[RECORDS SUPPLIED]
--- START ---

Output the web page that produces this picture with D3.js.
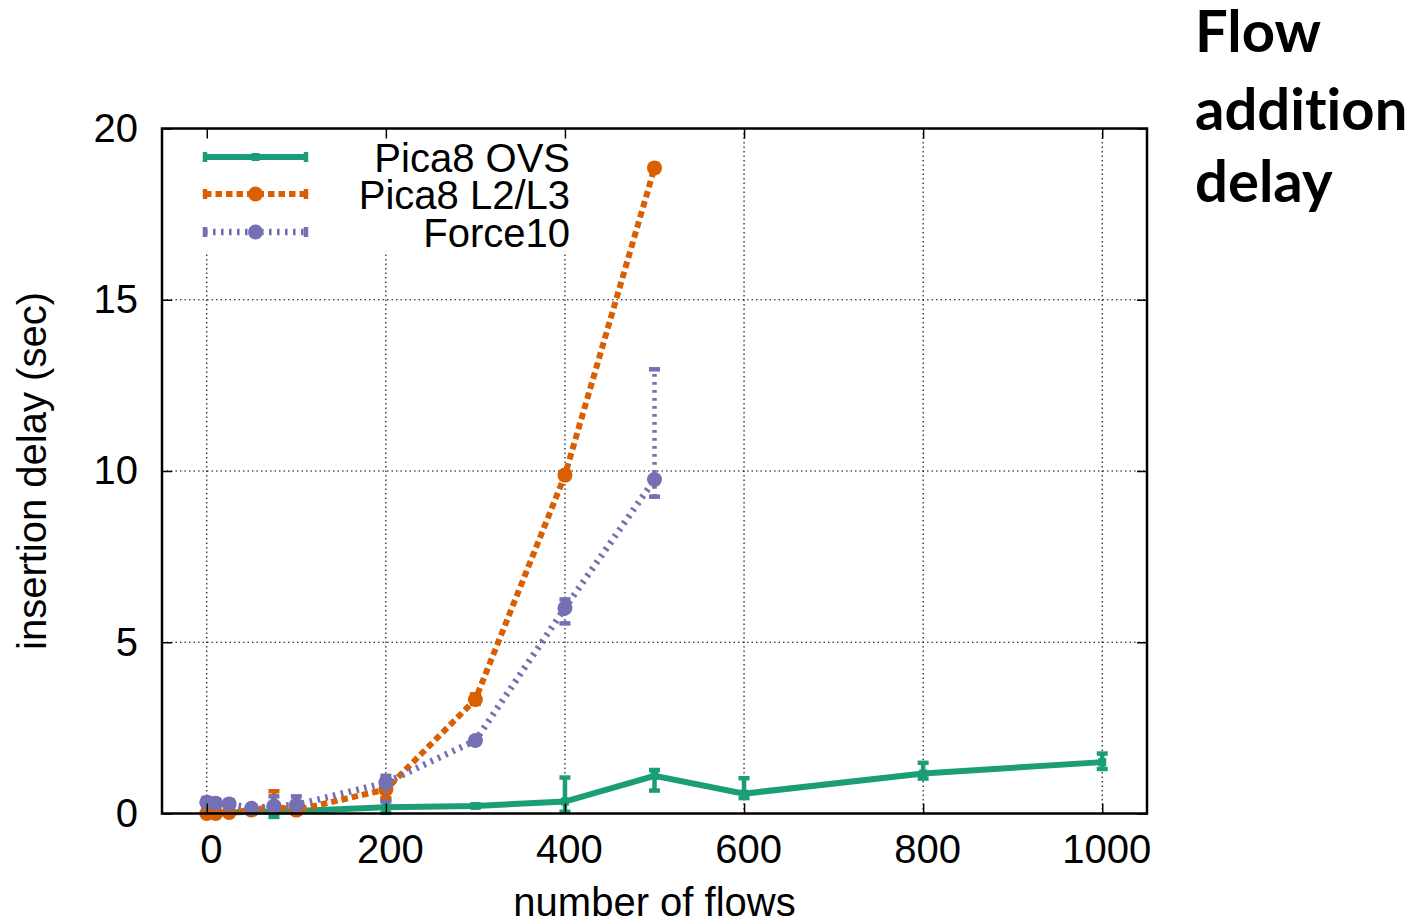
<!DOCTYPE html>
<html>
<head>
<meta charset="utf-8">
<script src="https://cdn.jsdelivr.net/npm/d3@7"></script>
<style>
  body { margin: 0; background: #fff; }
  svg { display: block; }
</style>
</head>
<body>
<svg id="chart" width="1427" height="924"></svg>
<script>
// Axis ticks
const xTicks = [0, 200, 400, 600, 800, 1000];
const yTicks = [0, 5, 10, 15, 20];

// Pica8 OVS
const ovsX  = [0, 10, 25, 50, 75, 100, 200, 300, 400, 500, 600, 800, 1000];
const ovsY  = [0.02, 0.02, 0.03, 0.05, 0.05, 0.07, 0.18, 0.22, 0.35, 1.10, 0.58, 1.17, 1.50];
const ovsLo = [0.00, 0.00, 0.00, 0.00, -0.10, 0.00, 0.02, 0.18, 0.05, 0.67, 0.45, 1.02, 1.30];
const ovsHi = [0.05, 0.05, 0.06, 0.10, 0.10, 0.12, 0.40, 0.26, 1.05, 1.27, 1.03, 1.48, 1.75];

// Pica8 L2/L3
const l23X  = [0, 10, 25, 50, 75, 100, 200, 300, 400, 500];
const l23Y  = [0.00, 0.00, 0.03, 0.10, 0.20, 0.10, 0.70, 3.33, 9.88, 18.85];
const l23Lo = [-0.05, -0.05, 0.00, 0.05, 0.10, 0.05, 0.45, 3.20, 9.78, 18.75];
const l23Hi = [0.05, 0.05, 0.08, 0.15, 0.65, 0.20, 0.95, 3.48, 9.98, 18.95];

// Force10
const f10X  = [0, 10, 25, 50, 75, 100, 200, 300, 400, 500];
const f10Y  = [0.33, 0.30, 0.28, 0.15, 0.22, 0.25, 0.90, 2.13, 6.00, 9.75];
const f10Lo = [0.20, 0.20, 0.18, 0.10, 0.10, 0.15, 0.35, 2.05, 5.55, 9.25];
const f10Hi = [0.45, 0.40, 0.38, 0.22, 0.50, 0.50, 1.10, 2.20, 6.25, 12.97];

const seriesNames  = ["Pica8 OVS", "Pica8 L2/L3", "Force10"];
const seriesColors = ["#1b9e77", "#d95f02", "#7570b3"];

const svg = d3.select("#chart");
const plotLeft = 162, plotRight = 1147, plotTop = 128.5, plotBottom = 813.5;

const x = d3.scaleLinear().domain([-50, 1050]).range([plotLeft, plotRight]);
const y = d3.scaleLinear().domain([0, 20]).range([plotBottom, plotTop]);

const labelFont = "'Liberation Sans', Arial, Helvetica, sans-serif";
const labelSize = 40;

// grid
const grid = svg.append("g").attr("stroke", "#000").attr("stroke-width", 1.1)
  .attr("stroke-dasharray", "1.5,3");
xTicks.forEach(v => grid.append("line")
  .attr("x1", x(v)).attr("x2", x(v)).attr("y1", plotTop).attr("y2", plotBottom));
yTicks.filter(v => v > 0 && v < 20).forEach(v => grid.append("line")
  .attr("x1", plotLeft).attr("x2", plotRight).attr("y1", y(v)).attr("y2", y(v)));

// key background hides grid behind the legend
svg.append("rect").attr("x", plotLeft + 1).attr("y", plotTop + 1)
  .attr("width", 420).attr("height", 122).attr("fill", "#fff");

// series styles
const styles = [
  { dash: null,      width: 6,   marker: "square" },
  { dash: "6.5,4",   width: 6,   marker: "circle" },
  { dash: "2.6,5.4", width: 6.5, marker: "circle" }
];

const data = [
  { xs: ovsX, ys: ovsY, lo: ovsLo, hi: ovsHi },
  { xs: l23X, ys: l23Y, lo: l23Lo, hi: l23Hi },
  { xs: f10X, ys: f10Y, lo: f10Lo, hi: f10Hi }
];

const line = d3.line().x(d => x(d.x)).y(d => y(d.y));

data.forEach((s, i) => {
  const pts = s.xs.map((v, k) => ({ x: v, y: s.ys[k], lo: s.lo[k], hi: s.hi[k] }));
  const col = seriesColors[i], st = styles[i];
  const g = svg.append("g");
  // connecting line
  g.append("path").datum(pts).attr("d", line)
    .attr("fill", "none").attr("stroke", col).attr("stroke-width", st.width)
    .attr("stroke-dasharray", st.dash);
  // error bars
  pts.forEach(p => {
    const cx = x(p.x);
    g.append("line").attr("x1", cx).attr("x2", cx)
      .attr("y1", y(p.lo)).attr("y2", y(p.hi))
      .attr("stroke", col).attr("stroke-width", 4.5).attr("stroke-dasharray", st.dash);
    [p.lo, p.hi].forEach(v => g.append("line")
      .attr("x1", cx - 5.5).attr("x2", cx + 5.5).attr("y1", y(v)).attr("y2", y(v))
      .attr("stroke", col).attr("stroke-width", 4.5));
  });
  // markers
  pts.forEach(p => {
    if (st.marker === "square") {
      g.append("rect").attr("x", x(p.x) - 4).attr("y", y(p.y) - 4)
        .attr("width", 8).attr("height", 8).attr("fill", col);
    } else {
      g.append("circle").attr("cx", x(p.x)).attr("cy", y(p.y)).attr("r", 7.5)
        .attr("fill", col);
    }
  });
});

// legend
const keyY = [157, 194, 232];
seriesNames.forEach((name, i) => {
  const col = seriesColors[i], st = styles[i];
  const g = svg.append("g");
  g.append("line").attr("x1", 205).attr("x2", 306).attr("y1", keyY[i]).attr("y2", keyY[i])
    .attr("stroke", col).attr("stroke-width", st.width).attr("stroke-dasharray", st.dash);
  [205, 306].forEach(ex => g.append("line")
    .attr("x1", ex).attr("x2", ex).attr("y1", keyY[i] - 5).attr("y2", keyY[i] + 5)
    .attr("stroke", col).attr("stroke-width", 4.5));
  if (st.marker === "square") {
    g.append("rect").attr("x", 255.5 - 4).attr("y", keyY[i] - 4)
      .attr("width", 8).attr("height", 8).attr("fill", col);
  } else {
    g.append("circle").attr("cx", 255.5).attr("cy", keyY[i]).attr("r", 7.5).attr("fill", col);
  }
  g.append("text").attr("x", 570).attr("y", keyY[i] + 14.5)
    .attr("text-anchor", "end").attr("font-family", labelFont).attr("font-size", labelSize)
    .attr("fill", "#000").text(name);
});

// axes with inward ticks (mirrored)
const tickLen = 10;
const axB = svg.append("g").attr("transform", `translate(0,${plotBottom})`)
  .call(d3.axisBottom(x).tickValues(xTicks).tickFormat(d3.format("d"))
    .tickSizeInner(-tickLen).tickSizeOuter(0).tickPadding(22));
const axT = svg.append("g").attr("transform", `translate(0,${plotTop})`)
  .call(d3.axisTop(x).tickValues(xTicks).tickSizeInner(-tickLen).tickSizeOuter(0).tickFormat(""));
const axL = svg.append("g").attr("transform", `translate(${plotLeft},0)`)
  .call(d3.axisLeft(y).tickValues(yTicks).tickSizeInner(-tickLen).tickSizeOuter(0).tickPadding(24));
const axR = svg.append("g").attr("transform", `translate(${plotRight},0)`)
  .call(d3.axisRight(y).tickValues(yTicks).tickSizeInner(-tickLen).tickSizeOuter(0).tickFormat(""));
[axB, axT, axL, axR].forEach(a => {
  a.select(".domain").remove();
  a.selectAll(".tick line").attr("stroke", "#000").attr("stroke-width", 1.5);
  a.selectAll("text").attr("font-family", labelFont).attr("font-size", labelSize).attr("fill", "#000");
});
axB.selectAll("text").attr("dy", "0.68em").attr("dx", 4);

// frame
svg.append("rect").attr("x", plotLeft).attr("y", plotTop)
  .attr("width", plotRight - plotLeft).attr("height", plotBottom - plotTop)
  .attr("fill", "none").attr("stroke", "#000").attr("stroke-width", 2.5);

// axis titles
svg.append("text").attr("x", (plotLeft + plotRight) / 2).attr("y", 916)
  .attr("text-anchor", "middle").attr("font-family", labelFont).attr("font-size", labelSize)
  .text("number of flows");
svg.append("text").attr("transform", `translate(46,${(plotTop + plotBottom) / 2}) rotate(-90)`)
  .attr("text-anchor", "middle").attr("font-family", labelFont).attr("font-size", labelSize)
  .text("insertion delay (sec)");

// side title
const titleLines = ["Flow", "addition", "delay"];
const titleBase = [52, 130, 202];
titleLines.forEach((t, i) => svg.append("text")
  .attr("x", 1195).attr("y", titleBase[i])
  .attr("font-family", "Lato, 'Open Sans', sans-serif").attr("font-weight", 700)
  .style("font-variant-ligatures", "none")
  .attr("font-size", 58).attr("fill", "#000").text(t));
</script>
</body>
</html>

--- END ---
--- START ---

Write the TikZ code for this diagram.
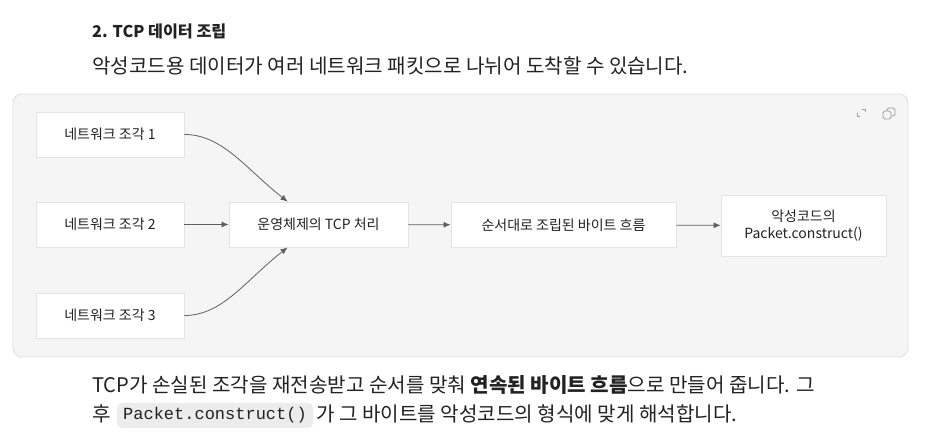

--- END ---
--- START ---

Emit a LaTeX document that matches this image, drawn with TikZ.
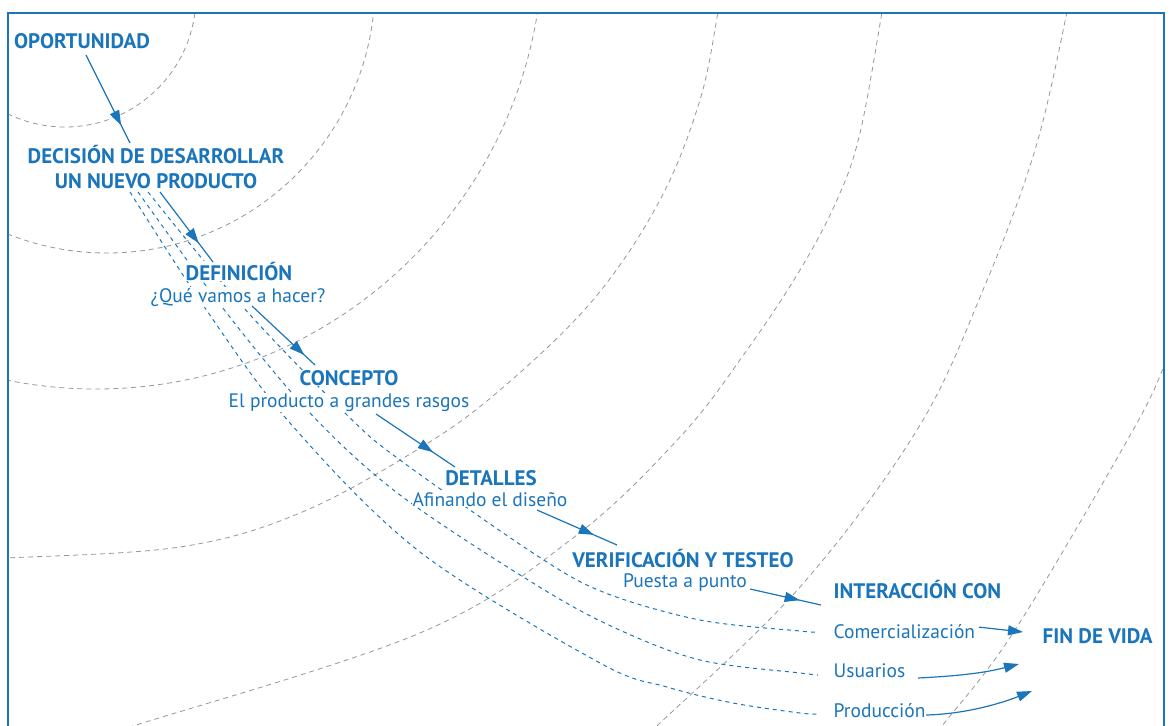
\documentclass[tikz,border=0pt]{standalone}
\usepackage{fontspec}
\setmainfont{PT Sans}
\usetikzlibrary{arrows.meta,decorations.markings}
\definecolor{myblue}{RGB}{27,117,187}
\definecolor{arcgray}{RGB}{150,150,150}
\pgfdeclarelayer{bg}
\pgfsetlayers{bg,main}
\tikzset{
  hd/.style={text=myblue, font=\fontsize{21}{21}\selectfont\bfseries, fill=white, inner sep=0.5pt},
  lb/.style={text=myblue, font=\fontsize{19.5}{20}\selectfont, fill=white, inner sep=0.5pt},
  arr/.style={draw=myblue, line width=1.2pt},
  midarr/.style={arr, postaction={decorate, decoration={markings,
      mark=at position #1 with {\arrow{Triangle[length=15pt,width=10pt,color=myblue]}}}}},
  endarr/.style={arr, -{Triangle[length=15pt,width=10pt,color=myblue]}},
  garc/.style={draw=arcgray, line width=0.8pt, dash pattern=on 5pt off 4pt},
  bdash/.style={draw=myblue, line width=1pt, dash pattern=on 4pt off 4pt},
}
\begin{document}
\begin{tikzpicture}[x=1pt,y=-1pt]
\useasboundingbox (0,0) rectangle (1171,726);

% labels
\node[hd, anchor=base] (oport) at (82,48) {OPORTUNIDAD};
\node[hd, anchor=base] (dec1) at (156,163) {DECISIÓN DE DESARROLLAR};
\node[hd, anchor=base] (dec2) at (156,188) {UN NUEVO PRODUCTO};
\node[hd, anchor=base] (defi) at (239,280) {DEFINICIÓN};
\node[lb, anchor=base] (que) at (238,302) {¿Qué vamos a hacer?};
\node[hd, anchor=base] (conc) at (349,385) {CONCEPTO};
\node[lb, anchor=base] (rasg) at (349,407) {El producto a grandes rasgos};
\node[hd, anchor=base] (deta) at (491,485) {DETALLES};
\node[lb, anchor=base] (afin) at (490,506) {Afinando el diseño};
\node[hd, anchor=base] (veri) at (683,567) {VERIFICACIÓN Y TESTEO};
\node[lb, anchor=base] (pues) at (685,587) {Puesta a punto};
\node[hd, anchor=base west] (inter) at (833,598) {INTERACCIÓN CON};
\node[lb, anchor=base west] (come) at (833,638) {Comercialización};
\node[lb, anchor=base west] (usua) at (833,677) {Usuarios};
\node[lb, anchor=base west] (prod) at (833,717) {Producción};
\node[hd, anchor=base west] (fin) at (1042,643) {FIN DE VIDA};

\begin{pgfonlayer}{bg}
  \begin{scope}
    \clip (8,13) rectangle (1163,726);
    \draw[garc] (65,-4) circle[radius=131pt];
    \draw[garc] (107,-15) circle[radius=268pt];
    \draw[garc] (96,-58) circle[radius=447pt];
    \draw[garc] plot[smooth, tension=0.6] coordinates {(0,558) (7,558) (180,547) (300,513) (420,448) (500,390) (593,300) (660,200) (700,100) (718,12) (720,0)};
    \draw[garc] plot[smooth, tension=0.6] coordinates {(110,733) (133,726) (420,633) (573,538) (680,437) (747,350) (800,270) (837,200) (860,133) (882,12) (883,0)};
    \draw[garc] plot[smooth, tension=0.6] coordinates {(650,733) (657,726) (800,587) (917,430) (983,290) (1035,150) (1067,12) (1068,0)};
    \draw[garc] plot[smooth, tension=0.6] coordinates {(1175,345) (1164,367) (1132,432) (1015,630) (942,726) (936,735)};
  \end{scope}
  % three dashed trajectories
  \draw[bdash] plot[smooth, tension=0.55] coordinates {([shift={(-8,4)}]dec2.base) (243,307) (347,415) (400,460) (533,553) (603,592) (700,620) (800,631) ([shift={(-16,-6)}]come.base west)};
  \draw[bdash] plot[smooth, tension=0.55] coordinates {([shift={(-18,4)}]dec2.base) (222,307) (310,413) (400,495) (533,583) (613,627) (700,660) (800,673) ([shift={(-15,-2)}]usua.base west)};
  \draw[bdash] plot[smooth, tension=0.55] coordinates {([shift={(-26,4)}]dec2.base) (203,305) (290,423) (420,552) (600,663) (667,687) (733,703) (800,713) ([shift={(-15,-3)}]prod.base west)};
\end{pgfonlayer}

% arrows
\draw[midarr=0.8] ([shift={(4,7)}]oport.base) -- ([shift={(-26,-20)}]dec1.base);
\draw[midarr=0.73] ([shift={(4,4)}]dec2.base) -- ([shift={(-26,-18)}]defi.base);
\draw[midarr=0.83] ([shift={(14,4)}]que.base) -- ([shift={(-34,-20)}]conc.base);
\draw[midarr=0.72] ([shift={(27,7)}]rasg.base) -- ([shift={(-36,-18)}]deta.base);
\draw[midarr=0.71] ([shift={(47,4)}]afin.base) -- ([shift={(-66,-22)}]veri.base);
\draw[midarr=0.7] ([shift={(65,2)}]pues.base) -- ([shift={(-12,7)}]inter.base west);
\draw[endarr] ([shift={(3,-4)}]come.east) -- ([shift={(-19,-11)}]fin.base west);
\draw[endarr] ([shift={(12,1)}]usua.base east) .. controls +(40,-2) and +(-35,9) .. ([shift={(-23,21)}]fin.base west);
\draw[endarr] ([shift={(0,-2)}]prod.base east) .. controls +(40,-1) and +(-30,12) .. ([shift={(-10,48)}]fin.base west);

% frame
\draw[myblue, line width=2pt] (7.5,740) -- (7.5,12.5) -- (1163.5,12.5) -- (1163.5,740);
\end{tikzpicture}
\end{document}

--- END ---

[EXERCISE PROMPT] Word for word, restate the lines beginning with the one that has "Emit a LaTeX" and ending with the one that has "(0,0) rectangle (1171,726);". Keep both ends and skip any pictures.

[EXERCISE SOLUTION]
Emit a LaTeX document that matches this image, drawn with TikZ.
\documentclass[tikz,border=0pt]{standalone}
\usepackage{fontspec}
\setmainfont{PT Sans}
\usetikzlibrary{arrows.meta,decorations.markings}
\definecolor{myblue}{RGB}{27,117,187}
\definecolor{arcgray}{RGB}{150,150,150}
\pgfdeclarelayer{bg}
\pgfsetlayers{bg,main}
\tikzset{
  hd/.style={text=myblue, font=\fontsize{21}{21}\selectfont\bfseries, fill=white, inner sep=0.5pt},
  lb/.style={text=myblue, font=\fontsize{19.5}{20}\selectfont, fill=white, inner sep=0.5pt},
  arr/.style={draw=myblue, line width=1.2pt},
  midarr/.style={arr, postaction={decorate, decoration={markings,
      mark=at position #1 with {\arrow{Triangle[length=15pt,width=10pt,color=myblue]}}}}},
  endarr/.style={arr, -{Triangle[length=15pt,width=10pt,color=myblue]}},
  garc/.style={draw=arcgray, line width=0.8pt, dash pattern=on 5pt off 4pt},
  bdash/.style={draw=myblue, line width=1pt, dash pattern=on 4pt off 4pt},
}
\begin{document}
\begin{tikzpicture}[x=1pt,y=-1pt]
\useasboundingbox (0,0) rectangle (1171,726);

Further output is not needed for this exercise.